►

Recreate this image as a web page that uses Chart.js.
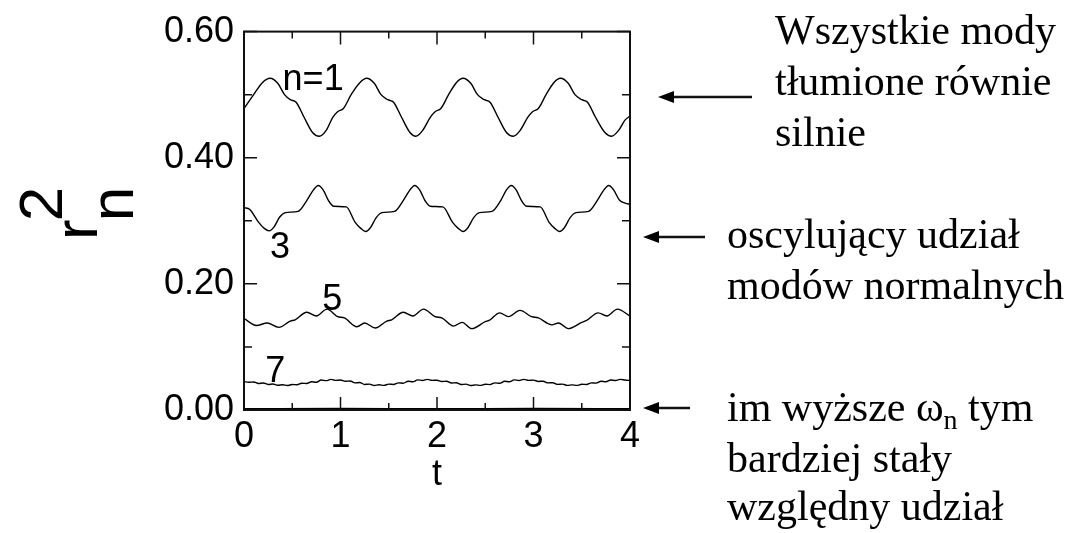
<!DOCTYPE html>
<html>
<head>
<meta charset="utf-8">
<script src="https://cdn.jsdelivr.net/npm/chart.js@4.4.0/dist/chart.umd.min.js"></script>
<style>
body { margin: 0; background: #fff; }
#wrap { width: 1084px; height: 533px; }
</style>
</head>
<body>
<div id="wrap"><canvas id="modesChart" width="1084" height="533"></canvas></div>
<script>
window.onload = onPageLoad;

// r_n^2, mode by mode
const tMode1 = [0.00,0.10,0.19,0.27,0.35,0.42,0.48,0.54,0.62,0.71,0.78,0.85,0.92,0.97,
                1.03,1.11,1.20,1.27,1.35,1.42,1.49,1.55,1.63,1.72,1.78,1.85,1.93,1.98,
                2.04,2.12,2.20,2.27,2.35,2.42,2.49,2.55,2.63,2.72,2.79,2.86,2.94,2.99,
                3.05,3.13,3.21,3.28,3.36,3.43,3.50,3.56,3.64,3.74,3.81,3.88,3.95,4.00];
const rMode1 = [0.478,0.500,0.519,0.526,0.518,0.500,0.492,0.488,0.465,0.440,0.434,0.443,0.464,0.473,
                0.478,0.500,0.519,0.526,0.518,0.500,0.492,0.488,0.465,0.440,0.434,0.443,0.464,0.473,
                0.478,0.500,0.519,0.526,0.518,0.500,0.492,0.488,0.465,0.440,0.434,0.443,0.464,0.473,
                0.478,0.500,0.519,0.526,0.518,0.500,0.492,0.488,0.465,0.440,0.434,0.443,0.460,0.466];

const tMode3 = [0.00,0.06,0.15,0.21,0.26,0.31,0.37,0.43,0.56,0.65,0.72,0.77,0.82,0.88,0.93,
                1.06,1.15,1.21,1.26,1.31,1.37,1.43,1.56,1.65,1.72,1.77,1.82,1.88,1.93,
                2.06,2.16,2.22,2.27,2.32,2.38,2.44,2.57,2.66,2.72,2.77,2.82,2.88,2.93,
                3.07,3.16,3.22,3.27,3.32,3.38,3.44,3.57,3.66,3.73,3.78,3.83,3.89,3.95,4.00];
const rMode3 = [0.321,0.318,0.298,0.288,0.284,0.290,0.306,0.313,0.315,0.332,0.349,0.356,0.349,0.331,0.323,
                0.322,0.298,0.288,0.283,0.289,0.305,0.313,0.315,0.332,0.349,0.356,0.349,0.331,0.323,
                0.322,0.298,0.288,0.283,0.289,0.305,0.313,0.315,0.332,0.349,0.356,0.349,0.331,0.323,
                0.322,0.298,0.288,0.283,0.289,0.305,0.313,0.315,0.332,0.349,0.356,0.349,0.333,0.328,0.326];

const tMode5 = [0.00,0.13,0.24,0.36,0.48,0.53,0.65,0.75,0.86,0.97, 1.04,1.17,1.25,1.36,1.48,1.53,1.65,1.75,1.86,1.98, 2.05,2.17,2.26,2.36,2.50,2.54,2.65,2.74,2.86,2.98, 3.05,3.19,3.26,3.36,3.50,3.55,3.67,3.76,3.87,4.00];
const rMode5 = [0.145,0.134,0.138,0.131,0.141,0.143,0.155,0.149,0.160,0.148, 0.146,0.132,0.138,0.130,0.141,0.143,0.155,0.149,0.160,0.148, 0.146,0.133,0.139,0.129,0.140,0.142,0.154,0.148,0.158,0.148, 0.146,0.135,0.138,0.129,0.139,0.142,0.154,0.149,0.160,0.149];

const tMode7 = [0.00,0.05,0.10,0.15,0.20,0.25,0.30,0.35,0.40,0.45,0.50,0.55,0.60,0.65,0.70,0.75,0.80,0.85,0.90,0.95,
                1.00,1.05,1.10,1.15,1.20,1.25,1.30,1.35,1.40,1.45,1.50,1.55,1.60,1.65,1.70,1.75,1.80,1.85,1.90,1.95,
                2.00,2.05,2.10,2.15,2.20,2.25,2.30,2.35,2.40,2.45,2.50,2.55,2.60,2.65,2.70,2.75,2.80,2.85,2.90,2.95,
                3.00,3.05,3.10,3.15,3.20,3.25,3.30,3.35,3.40,3.45,3.50,3.55,3.60,3.65,3.70,3.75,3.80,3.85,3.90,3.95,4.00];
const rMode7 = [0.0450,0.0440,0.0445,0.0420,0.0428,0.0405,0.0412,0.0392,0.0400,0.0388,0.0405,0.0400,0.0425,0.0420,0.0448,0.0440,0.0475,0.0465,0.0485,0.0470,
                0.0475,0.0455,0.0460,0.0430,0.0435,0.0405,0.0410,0.0388,0.0400,0.0390,0.0410,0.0405,0.0430,0.0425,0.0455,0.0447,0.0478,0.0468,0.0485,0.0470,
                0.0472,0.0452,0.0456,0.0428,0.0432,0.0404,0.0410,0.0388,0.0398,0.0390,0.0408,0.0403,0.0430,0.0424,0.0455,0.0447,0.0478,0.0468,0.0486,0.0470,
                0.0474,0.0453,0.0457,0.0430,0.0433,0.0406,0.0410,0.0390,0.0398,0.0390,0.0408,0.0405,0.0430,0.0426,0.0455,0.0448,0.0476,0.0468,0.0486,0.0475,0.0468];

const tMode9 = [0, 1, 2, 3, 4];
const rMode9 = [0.002, 0.0025, 0.002, 0.0025, 0.002];

const xMajorTicks = [0, 1, 2, 3, 4];
const xMinorTicks = [0.5, 1.5, 2.5, 3.5];
const yMajorTicks = [0, 0.2, 0.4, 0.6];
const yMinorTicks = [0.1, 0.3, 0.5];

// curve names and where they sit (data coords: t, r^2 of the text baseline)
const curveLabels = ["n=1", "3", "5", "7"];
const curveLabelAt = [[0.40, 0.508], [0.27, 0.241], [0.81, 0.158], [0.22, 0.045]];

const notes = [
    ["Wszystkie mody", "tłumione równie", "silnie"],
    ["oscylujący udział", "modów normalnych"],
    ["bardziej stały", "względny udział"]
];

function toPoints(ts, rs) {
    return ts.map((t, i) => ({ x: t, y: rs[i] }));
}

function lineSet(ts, rs) {
    return {
        data: toPoints(ts, rs),
        borderColor: "#000",
        borderWidth: 1.4,
        pointRadius: 0,
        fill: false,
        cubicInterpolationMode: "monotone"
    };
}

function drawArrow(ctx, x1, x2, y) {
    ctx.beginPath();
    ctx.moveTo(x1, y);
    ctx.lineTo(x2 + 10, y);
    ctx.lineWidth = 2.5;
    ctx.stroke();
    ctx.beginPath();
    ctx.moveTo(x2, y);
    ctx.lineTo(x2 + 16, y - 6);
    ctx.lineTo(x2 + 16, y + 6);
    ctx.closePath();
    ctx.fill();
}

const decorations = {
    id: "decorations",
    afterDraw(chart) {
        const ctx = chart.ctx;
        const xs = chart.scales.x, ys = chart.scales.y;
        const a = chart.chartArea;
        ctx.save();
        ctx.strokeStyle = "#111";
        ctx.fillStyle = "#000";

        // frame
        ctx.lineWidth = 2;
        ctx.strokeRect(a.left, a.top, a.right - a.left, a.bottom - a.top);

        // inward ticks on all four sides
        ctx.lineWidth = 1.5;
        ctx.beginPath();
        xMajorTicks.concat(xMinorTicks).forEach(v => {
            const len = xMajorTicks.includes(v) ? 13 : 7;
            const px = xs.getPixelForValue(v);
            ctx.moveTo(px, a.bottom); ctx.lineTo(px, a.bottom - len);
            ctx.moveTo(px, a.top); ctx.lineTo(px, a.top + len);
        });
        yMajorTicks.concat(yMinorTicks).forEach(v => {
            const len = yMajorTicks.includes(v) ? 13 : 8;
            const py = ys.getPixelForValue(v);
            ctx.moveTo(a.left, py); ctx.lineTo(a.left + len, py);
            ctx.moveTo(a.right, py); ctx.lineTo(a.right - len, py);
        });
        ctx.stroke();

        // curve labels
        ctx.font = "36px 'Liberation Sans', Arial, sans-serif";
        ctx.textAlign = "left";
        ctx.textBaseline = "alphabetic";
        curveLabels.forEach((txt, i) => {
            ctx.fillText(txt, xs.getPixelForValue(curveLabelAt[i][0]), ys.getPixelForValue(curveLabelAt[i][1]));
        });

        // x title
        ctx.textAlign = "center";
        ctx.fillText("t", xs.getPixelForValue(2), 485);

        // y title: r with subscript n and superscript 2
        ctx.save();
        ctx.translate(97, 240);
        ctx.rotate(-Math.PI / 2);
        ctx.textAlign = "left";
        ctx.font = "62px 'Liberation Sans', Arial, sans-serif";
        ctx.fillText("r", 0, 0);
        const rw = ctx.measureText("r").width - 2;
        ctx.fillText("2", rw, -35);
        ctx.fillText("n", rw, 36);
        ctx.restore();

        // arrows
        drawArrow(ctx, 752, 658, 97);
        drawArrow(ctx, 705, 643, 237);
        drawArrow(ctx, 690, 643, 408);

        // notes on the right
        ctx.textAlign = "left";
        ctx.font = "42px 'Liberation Serif', 'Times New Roman', serif";
        ctx.fillText(notes[0][0], 775, 44);
        ctx.fillText(notes[0][1], 775, 95);
        ctx.fillText(notes[0][2], 775, 146);
        ctx.fillText(notes[1][0], 727, 248);
        ctx.fillText(notes[1][1], 727, 299);

        let x = 727;
        const part1 = "im wyższe ω";
        ctx.fillText(part1, x, 421);
        x += ctx.measureText(part1).width;
        ctx.font = "28px 'Liberation Serif', 'Times New Roman', serif";
        ctx.fillText("n", x, 429);
        x += ctx.measureText("n").width;
        ctx.font = "42px 'Liberation Serif', 'Times New Roman', serif";
        ctx.fillText(" tym", x, 421);
        ctx.fillText(notes[2][0], 727, 472);
        ctx.fillText(notes[2][1], 727, 520);
        ctx.restore();
    }
};

function onPageLoad() {
    const context = document.getElementById("modesChart").getContext("2d");
    new Chart(context, {
        type: "line",
        data: {
            datasets: [
                lineSet(tMode1, rMode1),
                lineSet(tMode3, rMode3),
                lineSet(tMode5, rMode5),
                lineSet(tMode7, rMode7),
                lineSet(tMode9, rMode9)
            ]
        },
        options: {
            responsive: false,
            animation: false,
            layout: { padding: { left: 0, top: 24, right: 454, bottom: 0 } },
            plugins: { legend: { display: false }, tooltip: { enabled: false } },
            scales: {
                x: {
                    type: "linear",
                    min: 0, max: 4,
                    afterFit: s => { s.height = 123; },
                    grid: { display: false, drawTicks: false },
                    border: { display: false },
                    ticks: {
                        stepSize: 1, padding: 5, color: "#000",
                        font: { family: "'Liberation Sans', Arial, sans-serif", size: 36 },
                        callback: v => String(v)
                    }
                },
                y: {
                    min: 0, max: 0.6,
                    afterFit: s => { s.width = 244; },
                    grid: { display: false, drawTicks: false },
                    border: { display: false },
                    ticks: {
                        stepSize: 0.2, padding: 10, color: "#000",
                        font: { family: "'Liberation Sans', Arial, sans-serif", size: 36 },
                        callback: v => v.toFixed(2)
                    }
                }
            }
        },
        plugins: [decorations]
    });
}
</script>
</body>
</html>
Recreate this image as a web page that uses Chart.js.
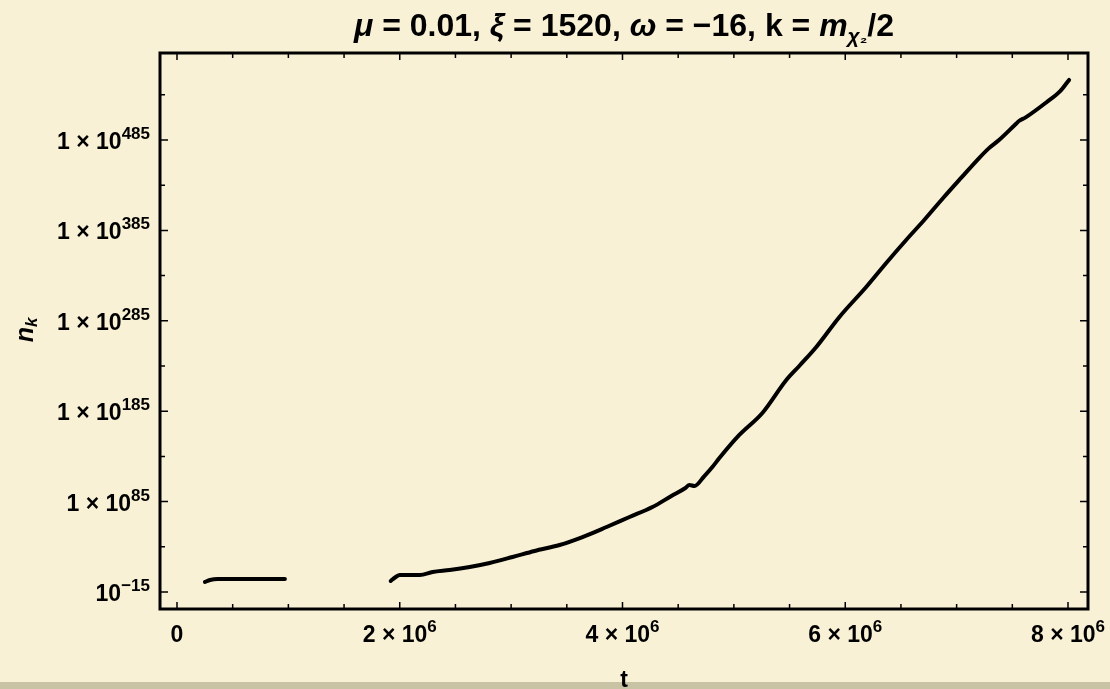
<!DOCTYPE html>
<html>
<head>
<meta charset="utf-8">
<script src="https://cdn.jsdelivr.net/npm/chart.js@4.4.1/dist/chart.umd.min.js"></script>
<style>
  html, body { margin: 0; padding: 0; }
  body { width: 1110px; height: 689px; background: #f9f1d5; position: relative; overflow: hidden; }
  #band { position: absolute; left: 0; right: 0; top: 682px; height: 7px; background: #c9c3a6; }
  #wrap { position: absolute; left: 0; top: 0; width: 1110px; height: 689px; }
</style>
</head>
<body>
<div id="band"></div>
<div id="wrap"><canvas id="chart" width="1110" height="689"></canvas></div>
<script>
// --- Data: t and log10(n_k) ---
const earlyT = [0.251e6, 0.296e6, 0.368e6, 0.6e6, 0.969e6];
const earlyLogN = [-3.9, -1.7, -0.6, -0.6, -0.6];

const lateT = [
  1.919e6, 1.964e6, 2.0e6, 2.18e6, 2.296e6, 2.448e6, 2.628e6, 2.807e6, 3.013e6, 3.211e6,
  3.435e6, 3.641e6, 3.857e6, 4.063e6, 4.269e6, 4.439e6, 4.565e6, 4.601e6, 4.646e6, 4.735e6,
  4.807e6, 4.870e6, 5.049e6, 5.256e6, 5.471e6, 5.587e6, 5.740e6, 5.946e6, 6.188e6, 6.368e6,
  6.547e6, 6.709e6, 6.879e6, 7.040e6, 7.202e6, 7.291e6, 7.381e6, 7.534e6, 7.560e6, 7.620e6,
  7.810e6, 7.930e6, 8.01e6
];
const lateLogN = [
  -2.8, 1.6, 3.8, 3.8, 7.1, 9.3, 12.7, 17.1, 23.7, 30.4,
  37, 45.8, 56.9, 68, 79, 91.2, 100, 103.4, 102.3, 113.3,
  123.3, 133.2, 158.7, 183, 219.5, 235, 256, 289, 322.4, 349,
  374.4, 396.5, 420.8, 443, 465, 476, 485, 503, 506, 510,
  527, 539, 551.4
];

// --- Axis ticks ---
const xMajorTicks = [0, 2e6, 4e6, 6e6, 8e6];
const xTickBase = ["0", "2×10", "4×10", "6×10", "8×10"];
const xTickSup = ["", "6", "6", "6", "6"];
const xMinorTicks = [0.5e6, 1e6, 1.5e6, 2.5e6, 3e6, 3.5e6, 4.5e6, 5e6, 5.5e6, 6.5e6, 7e6, 7.5e6];

const yMajorTicks = [-15, 85, 185, 285, 385, 485];
const yTickBase = ["10", "1×10", "1×10", "1×10", "1×10", "1×10"];
const yTickSup = ["−15", "85", "185", "285", "385", "485"];
const yMinorTicks = [35, 135, 235, 335, 435, 535];

const FONT = '"Liberation Sans", Arial, sans-serif';

// draw a run of text pieces: [text, font, dy]
function drawRich(ctx, parts, x, y, align) {
  let w = 0;
  parts.forEach(p => { ctx.font = p[1]; w += ctx.measureText(p[0]).width; });
  let cx = align === 'right' ? x - w : align === 'center' ? x - w / 2 : x;
  parts.forEach(p => {
    ctx.font = p[1];
    ctx.fillText(p[0], cx, y + (p[2] || 0));
    cx += ctx.measureText(p[0]).width;
  });
}

// --- Frame, inward ticks and labels in the Mathematica style ---
const framePlugin = {
  id: 'frame',
  afterDraw(chart) {
    const { ctx, chartArea: a, scales: { x, y } } = chart;
    ctx.save();
    ctx.strokeStyle = '#000';
    ctx.fillStyle = '#000';
    ctx.lineWidth = 1.5;
    ctx.beginPath();
    const xt = (v, len) => {
      const px = x.getPixelForValue(v);
      ctx.moveTo(px, a.bottom); ctx.lineTo(px, a.bottom - len);
      ctx.moveTo(px, a.top); ctx.lineTo(px, a.top + len);
    };
    const yt = (v, len) => {
      const py = y.getPixelForValue(v);
      ctx.moveTo(a.left, py); ctx.lineTo(a.left + len, py);
      ctx.moveTo(a.right, py); ctx.lineTo(a.right - len, py);
    };
    xMajorTicks.forEach(v => xt(v, 7));
    xMinorTicks.forEach(v => xt(v, 5));
    yMajorTicks.forEach(v => yt(v, 8));
    yMinorTicks.forEach(v => yt(v, 5));
    ctx.stroke();

    ctx.lineWidth = 3;
    ctx.strokeRect(a.left, a.top, a.right - a.left, a.bottom - a.top);

    const big = 'bold 23px ' + FONT;
    const sup = 'bold 17px ' + FONT;
    ctx.textBaseline = 'alphabetic';

    xMajorTicks.forEach((v, i) => {
      const px = x.getPixelForValue(v);
      const parts = [[xTickBase[i].replace('×', ' × '), big]];
      if (xTickSup[i]) parts.push([xTickSup[i], sup, -10]);
      drawRich(ctx, parts, px, 642, 'center');
    });

    yMajorTicks.forEach((v, i) => {
      const py = y.getPixelForValue(v);
      const parts = [[yTickBase[i].replace('×', ' × '), big], [yTickSup[i], sup, -10]];
      drawRich(ctx, parts, a.left - 10, py + 9, 'right');
    });

    // title
    const T = 'bold 32px ' + FONT;
    const TI = 'italic bold 32px ' + FONT;
    drawRich(ctx, [
      ['μ', TI], [' = 0.01, ', T], ['ξ', TI], [' = 1520, ', T], ['ω', TI],
      [' = −16, k = ', T], ['m', TI], ['χ', 'italic bold 21px ' + FONT, 7],
      ['₂', 'bold 17px ' + FONT, 7], ['/2', T]
    ], (a.left + a.right) / 2, 36, 'center');

    // axis labels
    drawRich(ctx, [['t', 'bold 23px ' + FONT]], (a.left + a.right) / 2, 687, 'center');
    ctx.translate(33, 330);
    ctx.rotate(-Math.PI / 2);
    drawRich(ctx, [['n', 'italic bold 25px ' + FONT], ['k', 'italic bold 17px ' + FONT, 4]], 0, 0, 'center');
    ctx.restore();
  }
};

const lineStyle = {
  borderColor: '#000',
  borderWidth: 4,
  pointRadius: 0,
  cubicInterpolationMode: 'monotone',
  borderJoinStyle: 'round',
  borderCapStyle: 'round',
  fill: false
};

new Chart(document.getElementById('chart').getContext('2d'), {
  type: 'line',
  data: {
    datasets: [
      { ...lineStyle, data: earlyT.map((t, i) => ({ x: t, y: earlyLogN[i] })) },
      { ...lineStyle, data: lateT.map((t, i) => ({ x: t, y: lateLogN[i] })) }
    ]
  },
  options: {
    responsive: false,
    animation: false,
    layout: { padding: { left: 160, right: 22, top: 53, bottom: 80 } },
    plugins: { legend: { display: false }, tooltip: { enabled: false } },
    scales: {
      x: { type: 'linear', display: false, min: -0.1526e6, max: 8.1796e6 },
      y: { type: 'linear', display: false, min: -33.8, max: 581.2 }
    }
  },
  plugins: [framePlugin]
});
</script>
</body>
</html>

◄

• Exercise:
Without the pictures, write out the lines from the beginning of the entries through the line with "window.onload = onPageLoad;".

• Final answer:
Recreate this image as a web page that uses Chart.js.
<!DOCTYPE html>
<html>
<head>
<meta charset="utf-8">
<script src="https://cdn.jsdelivr.net/npm/chart.js@4.4.0/dist/chart.umd.min.js"></script>
<style>
body { margin: 0; background: #fff; }
#wrap { width: 1084px; height: 533px; }
</style>
</head>
<body>
<div id="wrap"><canvas id="modesChart" width="1084" height="533"></canvas></div>
<script>
window.onload = onPageLoad;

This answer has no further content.